Family still doesn’t know and it’s getting so hard not to tell them. Let me correct myself…my Uncle Andy was told this morning. I rarely have the opportunity to actually talk to him as he lives in Dubai, so I saw him on Skype this morning and jumped on the ability to tell him myself. He’s very happy for us and reminded me to eat good and no more booze I think I can handle that just fine.
I’m still not having any sickness related to the pregnancy and a few people have me worried. Monica in our office used to work in the OB/GYN clinic so she’s very wise. She told me that it’s better to get sick than to NOT get sick because it means the baby is “sticking”. Not having symptoms yet has Bryce and I worried that we might lose the baby and I’m really hoping that’s not the case and that my sickness will kick in around 7 weeks like my BabyCenter app tells me. I’m sure this will be the only time in my life that I will be looking forward to illness.
I am such a grump in the morning! Can I just tell you…my mood swings are out of this world! Poor Bryce. At least he knows and we discussed these symptoms already. Most things are kept discreet between us if it’s a personal issue because he doesn’t need to know every little gross thing, but I told him that, during this pregnancy, there’s going to be some gross things and I just need him to not get weird about it but to support me. So I had to open up to him about constipation. Oh my gosh it was not the best conversation to have. He made sure to lighten the mood by texting me things like “don’t push too hard that you poop out our baby” or “I’ll be home with a foam finger to cheer you on outside the bathroom door”. Ha ha. I’m pretty lucky that he’s taking it so well.
I thought that I had to pee a lot, but I think it may just be related to the “HOLY CRAP I’M PREGNANT’ feeling that I was having last week. It’s slowed down a little bit more this week. Granted, I don’t drink coffee in the morning anymore so my entire digestion system that I had going has officially gone to shit. Well…not literally…obviously. Ha. But I am no longer “regulated” by morning lattes that I was so dependent upon before. Since I knew that I was going to be going without my morning cup of happiness and life support, I had to make sure that I got something in the morning to trick my brain. I drink a hot cup of apple cider or hot chocolate. I just pretend that it’s a nice mocha and my brain has been falling for it so far and I haven’t been miserable. However, the first few days I had horrible headaches…withdrawals, you know! I’m a regular addict apparently and, for my push present…I would like a venti Starbucks drink please! I’ve decided.

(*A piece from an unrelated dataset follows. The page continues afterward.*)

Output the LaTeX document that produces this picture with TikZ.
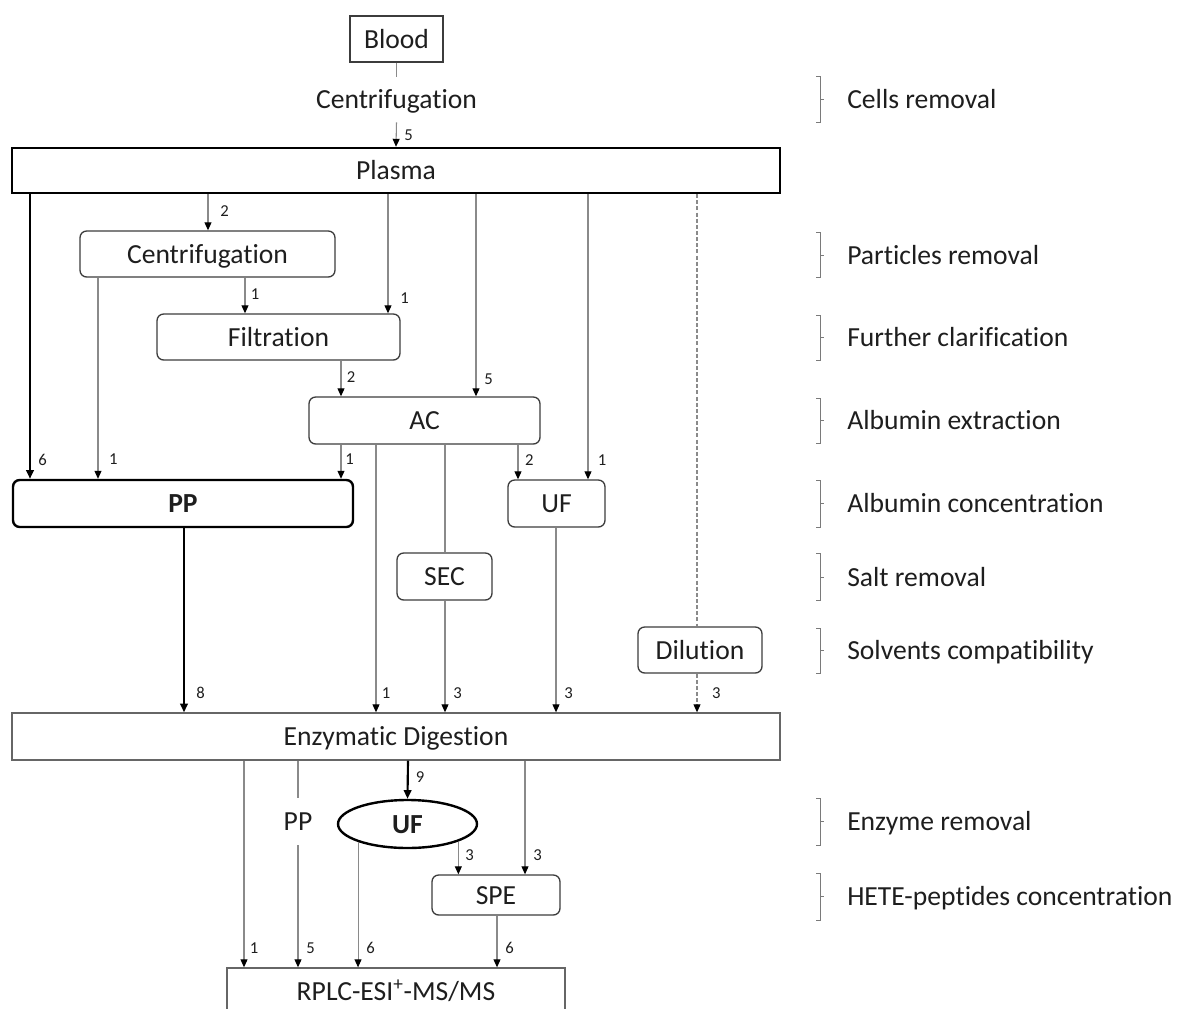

I bought myself a chalkboard at Gordman’s over the weekend where I can track our baby’s progress. I am borrowing the idea that I found on Pinterest. We will write how far along I am on the chalkboard with some of the symptoms & then post it online so our family & friends can enjoy this experience with us. I haven’t been able to use it yet, however, because it’s still hush-hush for one…and because I forgot to buy chalk for two. Ha. Whoops. Pregnancy brain already?
I’ve got my cubby at work stacked with some healthy snacks to ensure that I’m never going without something good to nibble on throughout the day. Here’s what I have:
At home breakfast: Cracklin’ Oat Bran (good in fiber for you know what problem!)
Work morning snack: Whole wheat English muffin with peanut butter & honey
Lunch: Whole wheat peanut butter & jelly sandwich with crackers & cheese
Afternoon snack: White cheddar popcorn
Dinner: “Varies”…but always includes a salad and a vegetable!
I want to make sure that I’m feeding my baby right because poor little thing can’t choose for itself just yet! So far I think I’m on a good start. Even daddy has gotten into the better-life routine by joining the gym and going on “bad-food” strike with me
My mom is on to me….. I swear she has a sixth sense that I’m having a baby. She’s picking up on some clues that I have to LIE about. Oh I don’t like lying to her, but it’s for her own good. She will be grateful that we waited to tell her when we do! I was visiting her on Saturday and she offered me an Angry Orchard Ale. I turned it down and told her that Bryce & I decided that I won’t drink while we’re trying to have a baby to better my odds and “just in case”. Then I called her to see if we could do dinner sometime in the week and she instantly was like “why do you want to do dinner? Are you pregnant?” “NO MOM! Can we just have dinner without a monumental occasion?” Ha. Oh it’s killing me! Ha. Sorry, mom….but you’ll be so psyched!